╭──

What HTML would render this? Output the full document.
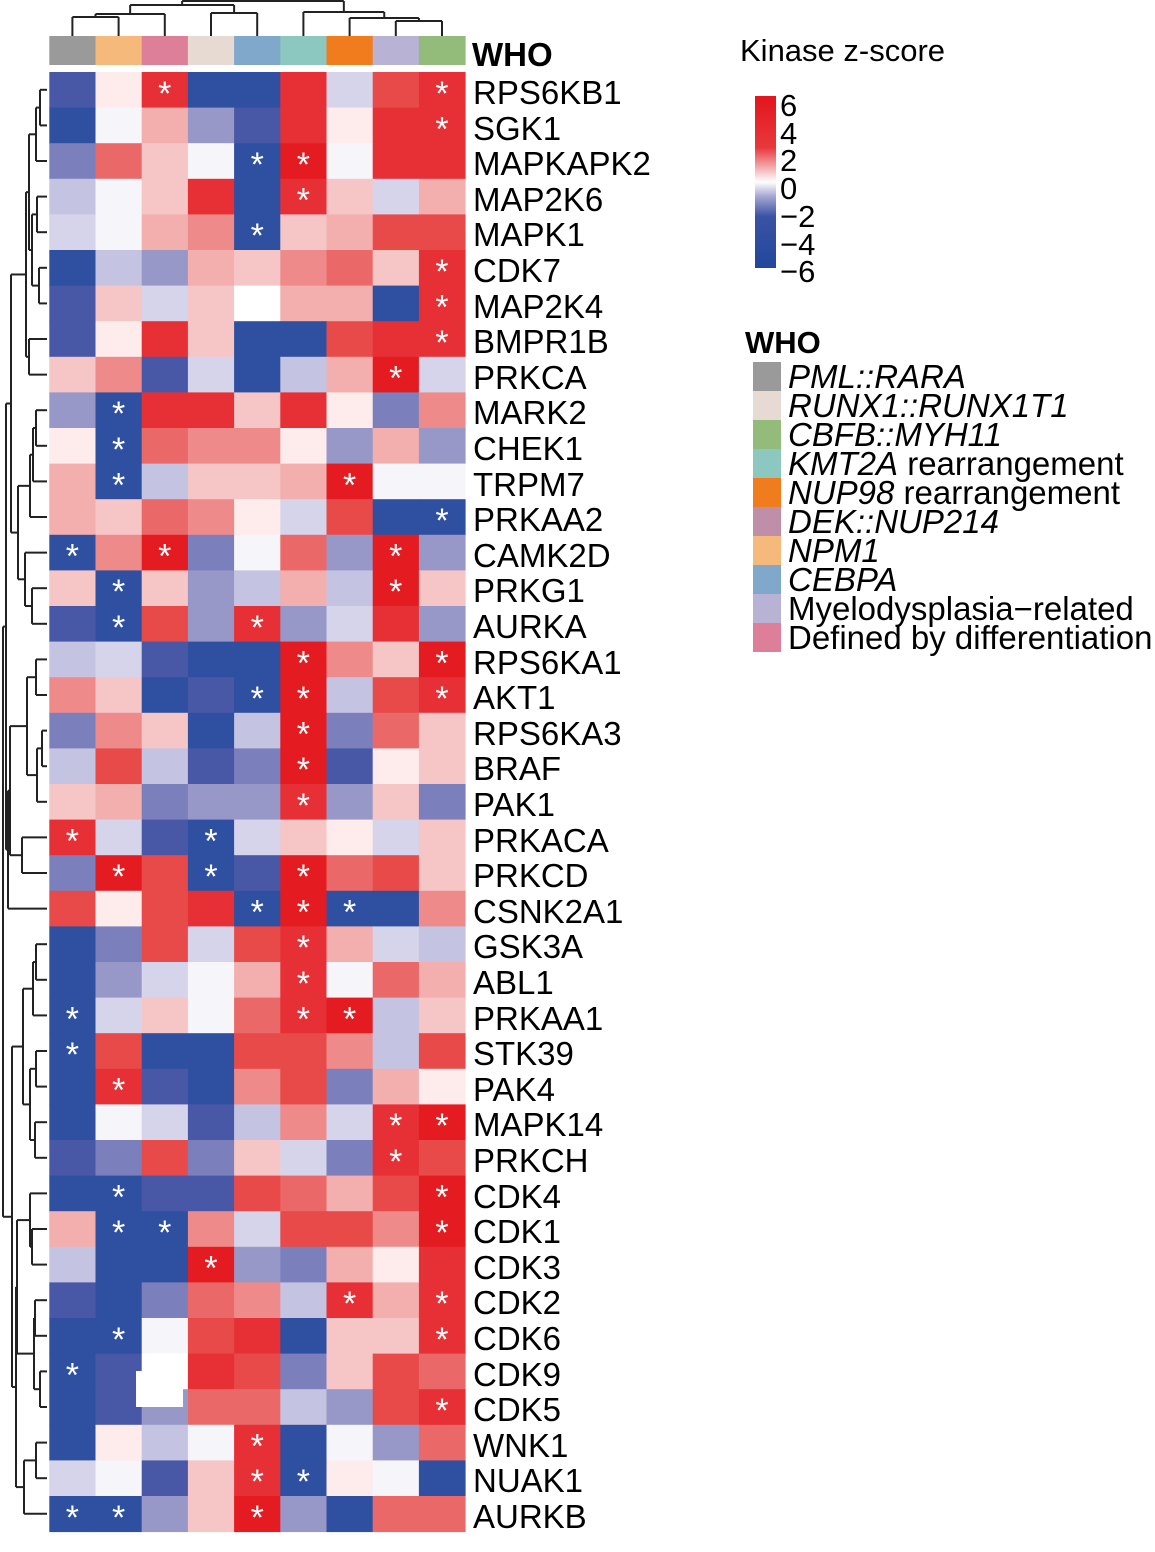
<!DOCTYPE html>
<html><head><meta charset="utf-8"><style>
html,body{margin:0;padding:0;background:#fff;}
svg{display:block;font-family:"Liberation Sans",Arial,sans-serif;}
</style></head><body>
<svg id="s" width="1155" height="1552" viewBox="0 0 1155 1552" xmlns="http://www.w3.org/2000/svg">
<defs>
<linearGradient id="cb" x1="0" y1="0" x2="0" y2="1">
<stop offset="0" stop-color="#e3151d"/>
<stop offset="0.3" stop-color="#e8383c"/>
<stop offset="0.42" stop-color="#f3b0b2"/>
<stop offset="0.5" stop-color="#ffffff"/>
<stop offset="0.58" stop-color="#a9aad3"/>
<stop offset="0.7" stop-color="#3a53a3"/>
<stop offset="1" stop-color="#21479c"/>
</linearGradient>
</defs>
<g id="cells"></g>
<g id="dend" stroke="#222" stroke-width="2" fill="none"></g>
<g font-size="33" fill="#000" transform="translate(0,2)">
<text x="472" y="64" font-weight="bold">WHO</text>
<text x="473" y="102">RPS6KB1</text>
<text x="473" y="138">SGK1</text>
<text x="473" y="173">MAPKAPK2</text>
<text x="473" y="209">MAP2K6</text>
<text x="473" y="244">MAPK1</text>
<text x="473" y="280">CDK7</text>
<text x="473" y="316">MAP2K4</text>
<text x="473" y="351">BMPR1B</text>
<text x="473" y="387">PRKCA</text>
<text x="473" y="422">MARK2</text>
<text x="473" y="458">CHEK1</text>
<text x="473" y="494">TRPM7</text>
<text x="473" y="529">PRKAA2</text>
<text x="473" y="565">CAMK2D</text>
<text x="473" y="600">PRKG1</text>
<text x="473" y="636">AURKA</text>
<text x="473" y="672">RPS6KA1</text>
<text x="473" y="707">AKT1</text>
<text x="473" y="743">RPS6KA3</text>
<text x="473" y="778">BRAF</text>
<text x="473" y="814">PAK1</text>
<text x="473" y="850">PRKACA</text>
<text x="473" y="885">PRKCD</text>
<text x="473" y="921">CSNK2A1</text>
<text x="473" y="956">GSK3A</text>
<text x="473" y="992">ABL1</text>
<text x="473" y="1028">PRKAA1</text>
<text x="473" y="1063">STK39</text>
<text x="473" y="1099">PAK4</text>
<text x="473" y="1134">MAPK14</text>
<text x="473" y="1170">PRKCH</text>
<text x="473" y="1206">CDK4</text>
<text x="473" y="1241">CDK1</text>
<text x="473" y="1277">CDK3</text>
<text x="473" y="1312">CDK2</text>
<text x="473" y="1348">CDK6</text>
<text x="473" y="1384">CDK9</text>
<text x="473" y="1419">CDK5</text>
<text x="473" y="1455">WNK1</text>
<text x="473" y="1490">NUAK1</text>
<text x="473" y="1526">AURKB</text>
</g>
<g fill="#000">
<text x="740" y="61" font-size="31">Kinase z-score</text>
<rect x="755" y="96" width="21" height="172" fill="url(#cb)"/>
<g font-size="31">
<text x="780" y="116">6</text>
<text x="780" y="144">4</text>
<text x="780" y="171">2</text>
<text x="780" y="199">0</text>
<text x="780" y="227">−2</text>
<text x="780" y="255">−4</text>
<text x="780" y="282">−6</text>
</g>
<text x="745" y="353" font-size="31" font-weight="bold">WHO</text>
<rect x="753" y="362" width="28" height="29" fill="#9a9a9a"/>
<rect x="753" y="391" width="28" height="29" fill="#e6dad2"/>
<rect x="753" y="420" width="28" height="29" fill="#93bb79"/>
<rect x="753" y="449" width="28" height="29" fill="#8cc8bf"/>
<rect x="753" y="478" width="28" height="29" fill="#f07c1e"/>
<rect x="753" y="507" width="28" height="29" fill="#bf8faa"/>
<rect x="753" y="536" width="28" height="29" fill="#f6b97c"/>
<rect x="753" y="565" width="28" height="29" fill="#7fa8ca"/>
<rect x="753" y="594" width="28" height="29" fill="#b8b2d4"/>
<rect x="753" y="623" width="28" height="29" fill="#de7f9a"/>
<g font-size="33">
<text x="788" y="388" font-style="italic">PML::RARA</text>
<text x="788" y="417" font-style="italic">RUNX1::RUNX1T1</text>
<text x="788" y="446" font-style="italic">CBFB::MYH11</text>
<text x="788" y="475"><tspan font-style="italic">KMT2A</tspan> rearrangement</text>
<text x="788" y="504"><tspan font-style="italic">NUP98</tspan> rearrangement</text>
<text x="788" y="533" font-style="italic">DEK::NUP214</text>
<text x="788" y="562" font-style="italic">NPM1</text>
<text x="788" y="591" font-style="italic">CEBPA</text>
<text x="788" y="620">Myelodysplasia−related</text>
<text x="788" y="649">Defined by differentiation</text>
</g>
</g>
</svg>
<script>
(function(){
var NS="http://www.w3.org/2000/svg";
var pal={B:"#2f50a0",D:"#4858a6",M:"#7b80bc",N:"#9898c8",L:"#c4c4e2",V:"#d6d4ea",W:"#f6f5fa",w:"#fdeceb",p:"#f6c5c6",q:"#f3aeae",P:"#ef8a8a",o:"#eb6868",r:"#e84a4a",R:"#e73035",X:"#e41c22",Z:"#ffffff"};
var rows=[
"D w R* B B R V r R*",
"B W q N D R w R R*",
"M o p W B* X* W R R",
"L W p R B R* p V q",
"V W q P B* p q r r",
"B L N q p P o p R*",
"D p V p Z q q B R*",
"D w R p B B r R R*",
"p P D V B L q X* V",
"N B* R R p R w M P",
"w B* o P P w N q N",
"q B* L p p q X* W W",
"q p o P w V r B B*",
"B* P X* M W o N X* N",
"p B* p N L q L X* p",
"D B* r N R* N V R N",
"L V D B B X* P p X*",
"P p B D B* X* L r R*",
"M P p B L X* M o p",
"L r L D M X* D w p",
"p q M N N R* N p M",
"R* V D B* V p w V p",
"M X* r B* D X* o r p",
"r w r R B* X* B* B P",
"B M r V r R* q V L",
"B N V W q R* W o q",
"B* V p W o R* X* L p",
"B* r B B r r P L r",
"B R* D B P r M q w",
"B W V D L P V R* X*",
"D M r M p V M R* r",
"B B* D D r o q r X*",
"q B* B* P V r r P X*",
"L B B X* N M q w R",
"D B M o P L R* q R*",
"B B* W r R B p p R*",
"B* D Z R r M p r o",
"B D N o o L N r R*",
"B w L W R* B W N o",
"V W D p R* B* w W B",
"B* B* N p X* N B o o"];
var x0=49.3,cw=46.2,y0=72,rh=35.6;
var g=document.getElementById("cells");
function rect(x,y,w,h,f){var r=document.createElementNS(NS,"rect");r.setAttribute("x",x);r.setAttribute("y",y);r.setAttribute("width",w);r.setAttribute("height",h);r.setAttribute("fill",f);g.appendChild(r);}
function star(cx,cy){var t=document.createElementNS(NS,"text");t.setAttribute("x",cx);t.setAttribute("y",cy+15);t.setAttribute("text-anchor","middle");t.setAttribute("font-size","34");t.setAttribute("fill","#fff");t.textContent="*";g.appendChild(t);}
var top=["#9a9a9a","#f6b97c","#de7f9a","#e6dad2","#7fa8ca","#8cc8bf","#f07c1e","#b8b2d4","#93bb79"];
for(var j=0;j<9;j++)rect(x0+j*cw,36,cw+0.5,29,top[j]);
var stars=[];
for(var i=0;i<rows.length;i++){var c=rows[i].split(" ");for(var j=0;j<9;j++){var k=c[j];rect(x0+j*cw,y0+i*rh,cw+0.5,rh+0.5,pal[k[0]]);if(k.length>1)stars.push([x0+(j+.5)*cw,y0+(i+.5)*rh]);}}
rect(136,1371,47,36,"#ffffff");
stars.forEach(function(s){star(s[0],s[1]);});
var d=document.getElementById("dend");
function ln(x1,y1,x2,y2){var l=document.createElementNS(NS,"line");l.setAttribute("x1",x1);l.setAttribute("y1",y1);l.setAttribute("x2",x2);l.setAttribute("y2",y2);d.appendChild(l);}
function cx(j){return x0+(j+.5)*cw;}
function cnode(a,b,y){ln(a[0],a[1],a[0],y);ln(b[0],b[1],b[0],y);ln(a[0],y,b[0],y);return[(a[0]+b[0])/2,y];}
function leaf(j){return[cx(j),36];}
var n12=cnode(leaf(0),leaf(1),17);
var n123=cnode(n12,leaf(2),14);
var n45=cnode(leaf(3),leaf(4),13);
var L=cnode(n123,n45,5);
var n89=cnode(leaf(7),leaf(8),21);
var n789=cnode(leaf(6),n89,18);
var R=cnode(leaf(5),n789,12);
cnode(L,R,1);
function ry(i){return y0+(i+.5)*rh;}
function rn(t){if(typeof t==="number")return[47,ry(t)];var a=rn(t[0]),b=rn(t[1]),x=t[2];ln(a[0],a[1],x,a[1]);ln(b[0],b[1],x,b[1]);ln(x,a[1],x,b[1]);return[x,(a[1]+b[1])/2];}
var a1=[[[0,1,40],2,36],[[3,4,37],[5,6,39],32],29];
var a=[a1,[7,8,29],26];
var b=[[[[9,10,36],11,33],12,30],[13,[14,15,32],25],18];
var AB=[a,b,11];
var c=[[16,17,36],[[18,19,42],20,37],27];
var cd=[[c,[21,22,22],10],23,8];
var e=[[[24,25,36],26,33],[[27,28,36],[29,30,35],30],23];
var f=[[[31,[32,33,32],30],[[34,35,35],[36,37,40],34],17],[[38,39,36],40,24],16];
rn([[AB,cd,6],[e,f,12],3]);
})();
</script>
</body></html>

╰──

TASK INSTRUCTIONS: Copy out every line in the listing where the word "document" appears.

COMPLETE ANSWER:
What HTML would render this? Output the full document.
var g=document.getElementById("cells");
function rect(x,y,w,h,f){var r=document.createElementNS(NS,"rect");r.setAttribute("x",x);r.setAttribute("y",y);r.setAttribute("width",w);r.setAttribute("height",h);r.setAttribute("fill",f);g.appendChild(r);}
function star(cx,cy){var t=document.createElementNS(NS,"text");t.setAttribute("x",cx);t.setAttribute("y",cy+15);t.setAttribute("text-anchor","middle");t.setAttribute("font-size","34");t.setAttribute("fill","#fff");t.textContent="*";g.appendChild(t);}
var d=document.getElementById("dend");
function ln(x1,y1,x2,y2){var l=document.createElementNS(NS,"line");l.setAttribute("x1",x1);l.setAttribute("y1",y1);l.setAttribute("x2",x2);l.setAttribute("y2",y2);d.appendChild(l);}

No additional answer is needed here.